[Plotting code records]
— begin —
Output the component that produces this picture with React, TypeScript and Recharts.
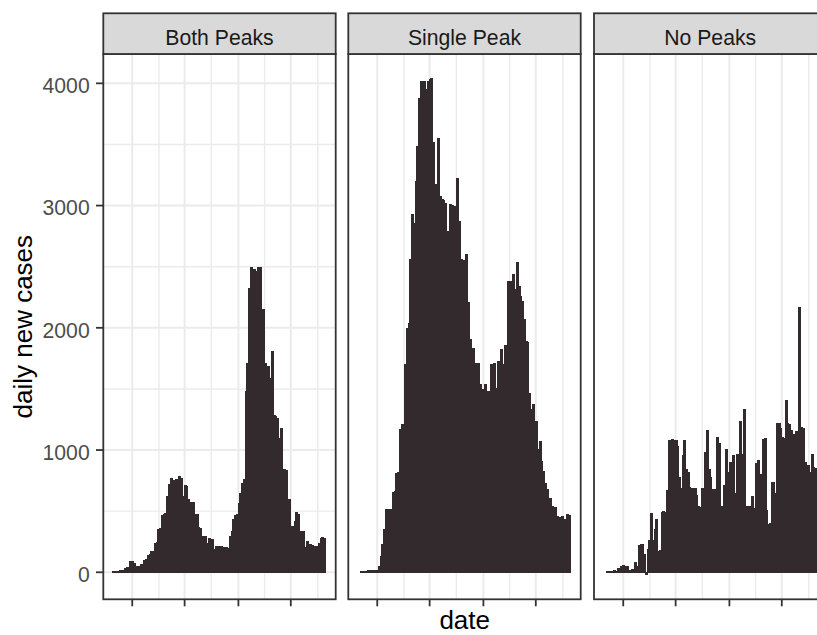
import React from 'react';
import { BarChart, Bar, XAxis, YAxis, CartesianGrid } from 'recharts';

const panelNames = ['Both Peaks', 'Single Peak', 'No Peaks'];

const bothPeaks: (number | null)[] = [
  2, 4, 3, 5, 10, 14, 16, 28, 35, 33,
  85, 88, 73, 48, 45, 47, 58, 62, 98, 104,
  138, 145, 166, 172, 232, 241, 348, 356, 466, 472,
  475, 618, 714, 763, 714, 752, 758, 605, 782, 769,
  618, 708, 703, 591, 568, 563, 566, 474, 468, 362,
  357, 291, 286, 288, 237, 278, 223, 264, 182, 207,
  211, 209, 212, 198, 194, 197, 195, 291, 332, 428,
  466, 471, 564, 646, 728, 755, 1477, 1710, 2323, 2492,
  2323, 2473, 2459, 2492, 2492, 2145, 2145, 1710, 1600, 1682,
  1587, 1804, 1280, 1275, 1260, 1096, 1178, 837, 840, 830,
  591, 591, 373, 373, 410, 485, 470, 335, 335, 330,
  200, 250, 182, 223, 220, 196, 209, 212, 237, 278,
  280, 276,
];

const singlePeak: (number | null)[] = [
  null, null, 5, 4, 6, 5, 13, 12, 14, 13,
  8, 9, 49, 128, 223, 346, 510, 505, 512, 508,
  651, 659, 810, 812, 1164, 1210, 1206, 1700, 1996, 2037,
  2555, 2923, 2855, 3195, 3482, 3877, 4013, 3550, 4013, 3945,
  4013, 4033, 4037, 3514, 3168, 3165, 3550, 3073, 3046, 3040,
  3018, 2786, 2677, 3005, 3000, 2991, 2773, 3223, 2868, 2555,
  2550, 2446, 2596, 2201, 1900, 1832, 1825, 1710, 1587, 1710,
  1532, 1497, 1490, 1532, 1477, 1480, 1696, 1641, 1710, 1505,
  1723, 1696, 1818, 1696, 1851, 1848, 2377, 2377, 2370, 2432,
  2310, 2536, 2337, 2255, 2214, 2064, 1886, 1880, 1464, 1328,
  1369, 1205, 1232, 1000, 1069, 905, 823, 728, 673, 605,
  600, 532, 455, 524, 455, 401, 442, 455, 428, 401,
  469, 466,
];

const noPeaks: (number | null)[] = [
  null, null, 3, 3, 4, 8, 9, 8, 27, 27,
  49, 50, 44, 44, 16, 15, 17, 16, 76, 49,
  213, 227, 225, 145, -18, 186, 254, 480, 254, 344,
  432, 172, 180, 491, 495, 490, 663, 1072, 759, 1085,
  1080, 1072, 1031, 772, 682, 950, 1072, 840, 818, 690,
  682, 680, 684, 623, 532, 530, 682, 609, 977, 1154,
  840, 772, 677, 675, 418, 1099, 1053, 536, 477, 709,
  1004, 818, 895, 890, 950, 645, 963, 960, 1228, 963,
  1331, 445, 536, 540, 533, 618, 523, 886, 914, 382,
  800, 1085, 1091, 504, 391, 395, 736, 732, 645, 1216,
  1212, 1173, 1099, 1095, 1404, 1216, 1210, 1154, 1127, 1072,
  1146, 1127, 2168, 1181, 1178, 900, 818, 873, 818, 963,
  854, 850,
];

const seriesList = [bothPeaks, singlePeak, noPeaks];

const yTicks = [0, 1000, 2000, 3000, 4000];
const yMinorGrid = [500, 1500, 2500, 3500];
const xMajorDays = [10.7, 40.7, 71.5, 101.5];
const xMinorDays = [26, 56, 86.5, 117];

// layout
const PANEL_LEFTS = [103.3, 348.3, 594];
const PLOT_W = 232.4;
const PLOT_TOP = 54;
const PLOT_H = 545.3;
const STRIP_TOP = 13.3;
const AXIS_W = 70;
const XAXIS_H = 14;
const X_DOMAIN: [number, number] = [-6.05, 127.05];
const Y_DOMAIN: [number, number] = [-221, 4240];

const BAR_COLOR = '#332a2e';
const GRID_COLOR = '#ebebeb';
const BORDER_COLOR = '#333333';
const FONT = '"Liberation Sans", Arial, Helvetica, sans-serif';

const YTick = (props: any) => {
  const { x, y, payload } = props;
  return (
    <text x={x} y={y} dy={9.8} textAnchor="end" fill="#4d4d4d" fontSize={21.2} fontFamily={FONT}>
      {payload.value}
    </text>
  );
};

function Panel({ values, index }: { values: (number | null)[]; index: number }) {
  const rows = values.map((v, i) => ({ day: i, value: v }));
  const showY = index === 0;
  return (
    <div style={{ position: 'absolute', left: PANEL_LEFTS[index] - AXIS_W, top: PLOT_TOP }}>
      <BarChart
        width={AXIS_W + PLOT_W}
        height={PLOT_H + XAXIS_H}
        data={rows}
        margin={{ top: 0, right: 0, bottom: 0, left: 0 }}
      >
        <CartesianGrid
          stroke={GRID_COLOR}
          strokeWidth={1.4}
          horizontalValues={yMinorGrid}
          verticalValues={xMinorDays}
        />
        <CartesianGrid
          stroke={GRID_COLOR}
          strokeWidth={2}
          horizontalValues={yTicks}
          verticalValues={xMajorDays}
        />
        <XAxis
          type="number"
          dataKey="day"
          scale="linear"
          domain={X_DOMAIN}
          allowDataOverflow
          ticks={xMajorDays}
          interval={0}
          tickFormatter={() => ''}
          axisLine={false}
          tickLine={{ stroke: BORDER_COLOR, strokeWidth: 1.8 }}
          tickSize={7}
          height={XAXIS_H}
        />
        <YAxis
          type="number"
          domain={Y_DOMAIN}
          allowDataOverflow
          ticks={yTicks}
          interval={0}
          width={AXIS_W}
          axisLine={false}
          tickSize={7}
          tickMargin={6.3}
          tickLine={showY ? { stroke: BORDER_COLOR, strokeWidth: 1.8 } : false}
          tick={showY ? <YTick /> : false}
        />
        <Bar
          dataKey="value"
          fill={BAR_COLOR}
          stroke={BAR_COLOR}
          strokeWidth={1.5}
          strokeLinejoin="miter"
          barSize={1.5}
          shapeRendering="crispEdges"
          isAnimationActive={false}
        />
      </BarChart>
    </div>
  );
}

export default function App() {
  return (
    <div
      style={{
        position: 'absolute',
        left: 0,
        top: 0,
        width: 817,
        height: 635,
        overflow: 'hidden',
        background: '#ffffff',
        fontFamily: FONT,
      }}
    >
      {seriesList.map((vals, i) => (
        <Panel key={panelNames[i]} values={vals} index={i} />
      ))}
      <svg
        width={817}
        height={635}
        style={{ position: 'absolute', left: 0, top: 0, pointerEvents: 'none' }}
      >
        {panelNames.map((name, i) => {
          const L = PANEL_LEFTS[i];
          return (
            <g key={name}>
              <rect
                x={L}
                y={PLOT_TOP}
                width={PLOT_W}
                height={PLOT_H}
                fill="none"
                stroke={BORDER_COLOR}
                strokeWidth={1.8}
              />
              <rect
                x={L}
                y={STRIP_TOP}
                width={PLOT_W}
                height={PLOT_TOP - STRIP_TOP}
                fill="#d9d9d9"
                stroke={BORDER_COLOR}
                strokeWidth={1.8}
              />
              <text
                x={L + PLOT_W / 2}
                y={45}
                textAnchor="middle"
                fill="#1a1a1a"
                fontSize={21.2}
                fontFamily={FONT}
              >
                {name}
              </text>
            </g>
          );
        })}
        <text
          x={464.7}
          y={629}
          textAnchor="middle"
          fill="#000000"
          fontSize={26}
          fontFamily={FONT}
        >
          date
        </text>
        <text
          x={32.5}
          y={326.7}
          transform="rotate(-90, 32.5, 326.7)"
          textAnchor="middle"
          fill="#000000"
          fontSize={26}
          fontFamily={FONT}
        >
          daily new cases
        </text>
      </svg>
    </div>
  );
}
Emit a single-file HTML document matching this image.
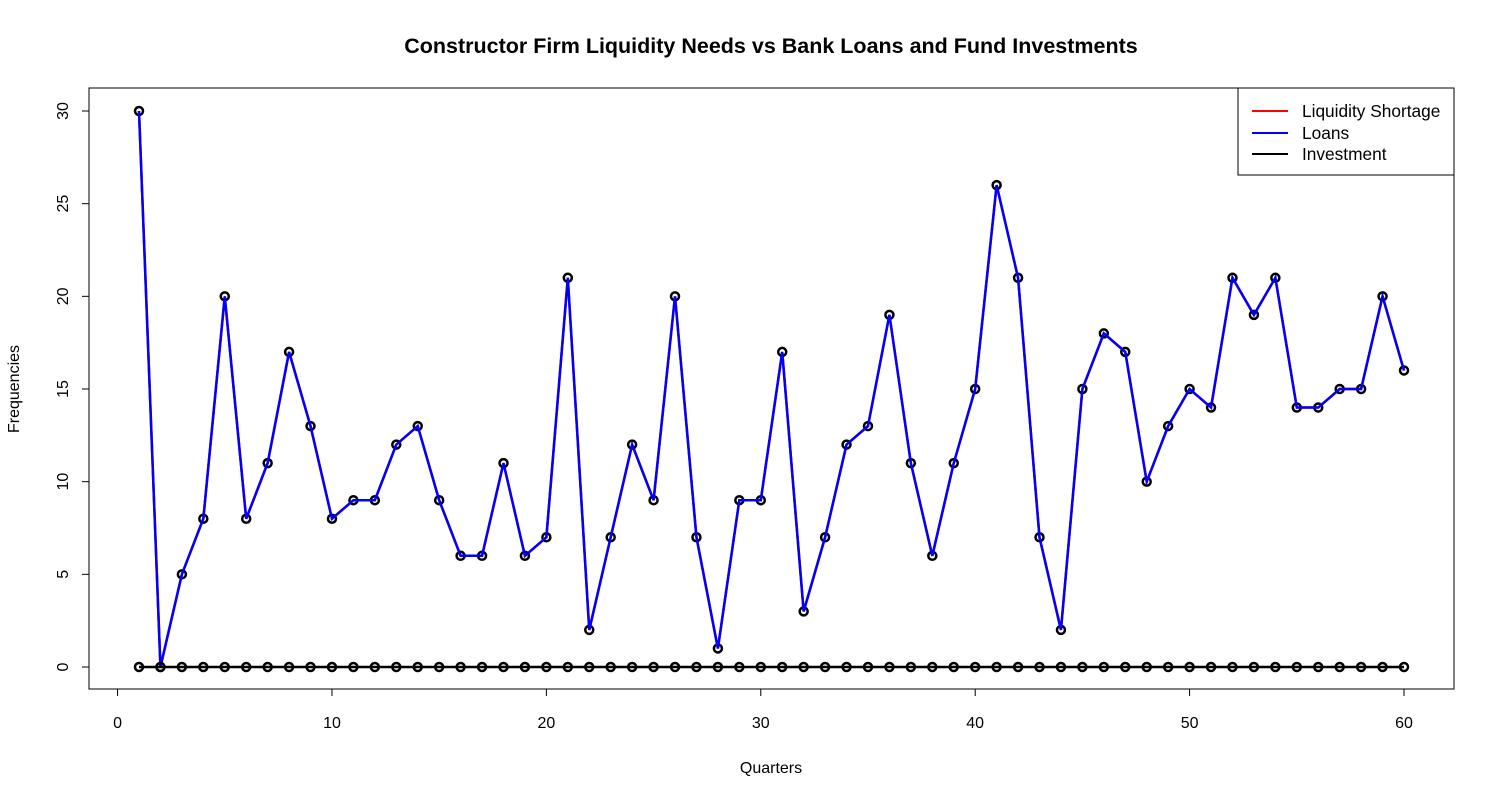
<!DOCTYPE html>
<html><head><meta charset="utf-8"><style>
body{margin:0;background:#fff;}
svg{font-family:"Liberation Sans",Arial,sans-serif;}
</style></head><body>
<svg id="chart" width="1500" height="800">
<text x="771" y="53" text-anchor="middle" font-size="21.5" font-weight="bold">Constructor Firm Liquidity Needs vs Bank Loans and Fund Investments</text>
<rect x="89" y="88" width="1365" height="601" fill="none" stroke="#000"/>
<g id="xaxis"></g>
<g id="yaxis"></g>
<text x="771" y="773" text-anchor="middle" font-size="16">Quarters</text>
<text transform="translate(19,389) rotate(-90)" text-anchor="middle" font-size="16">Frequencies</text>
<g id="series"></g>
<g>
<rect x="1238" y="88" width="216" height="87" fill="#fff" stroke="#000"/>
<line x1="1252" y1="111" x2="1288" y2="111" stroke="red" stroke-width="2"/>
<text x="1302" y="117" font-size="17.3">Liquidity Shortage</text>
<line x1="1252" y1="133" x2="1288" y2="133" stroke="blue" stroke-width="2"/>
<text x="1302" y="139" font-size="17.3">Loans</text>
<line x1="1252" y1="154" x2="1288" y2="154" stroke="#000" stroke-width="2"/>
<text x="1302" y="160" font-size="17.3">Investment</text>
</g>
</svg>
<script>
const shortage=[30,0,5,8,20,8,11,17,13,8,9,9,12,13,9,6,6,11,6,7,21,2,7,12,9,20,7,1,9,9,17,3,7,12,13,19,11,6,11,15,26,21,7,2,15,18,17,10,13,15,14,21,19,21,14,14,15,15,20,16];
const loans=[30,0,5,8,20,8,11,17,13,8,9,9,12,13,9,6,6,11,6,7,21,2,7,12,9,20,7,1,9,9,17,3,7,12,13,19,11,6,11,15,26,21,7,2,15,18,17,10,13,15,14,21,19,21,14,14,15,15,20,16];
const investment=[0,0,0,0,0,0,0,0,0,0,0,0,0,0,0,0,0,0,0,0,0,0,0,0,0,0,0,0,0,0,0,0,0,0,0,0,0,0,0,0,0,0,0,0,0,0,0,0,0,0,0,0,0,0,0,0,0,0,0,0];
const xTicks=[0,10,20,30,40,50,60];
const yTicks=[0,5,10,15,20,25,30];
const NS="http://www.w3.org/2000/svg";
function X(v){return 139+(v-1)*(1404-139)/59;}
function Y(v){return 667-v*(667-111)/30;}
function mk(t,a,p){const e=document.createElementNS(NS,t);for(const k in a)e.setAttribute(k,a[k]);p.appendChild(e);return e;}
const xa=document.getElementById('xaxis'),ya=document.getElementById('yaxis'),sg=document.getElementById('series');
mk('line',{x1:X(0),y1:689,x2:X(60),y2:689,stroke:'#000'},xa);
xTicks.forEach(t=>{mk('line',{x1:X(t),y1:689,x2:X(t),y2:696,stroke:'#000'},xa);
const tx=mk('text',{x:X(t),y:728,'text-anchor':'middle','font-size':16},xa);tx.textContent=t;

});
mk('line',{x1:89,y1:Y(0),x2:89,y2:Y(30),stroke:'#000'},ya);
yTicks.forEach(t=>{mk('line',{x1:82,y1:Y(t),x2:89,y2:Y(t),stroke:'#000'},ya);
const tx=mk('text',{transform:`translate(68,${Y(t)}) rotate(-90)`,'text-anchor':'middle','font-size':16},ya);tx.textContent=t;

});
function line(d,c,name){const p=mk('polyline',{points:d.map((v,i)=>X(i+1)+','+Y(v)).join(' '),fill:'none',stroke:c,'stroke-width':2.5},sg);

}
function pts(d,name){d.forEach((v,i)=>{const c=mk('circle',{cx:X(i+1),cy:Y(v),r:4,fill:'none',stroke:'#000','stroke-width':2.5},sg);

});}
line(shortage,'red','liquidity-shortage-line');
pts(shortage,'liquidity-shortage-point');
line(loans,'blue','loans-line');
line(investment,'#000','investment-line');
pts(investment,'investment-point');
</script>
</body></html>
— end —
▶ **Task goal**
Leave out the pictures and restate, word for word, the lines from the top of the data through the line containing "const panelNames = ['Both", both included.

▶ **Finished task**
Output the component that produces this picture with React, TypeScript and Recharts.
import React from 'react';
import { BarChart, Bar, XAxis, YAxis, CartesianGrid } from 'recharts';

const panelNames = ['Both Peaks', 'Single Peak', 'No Peaks'];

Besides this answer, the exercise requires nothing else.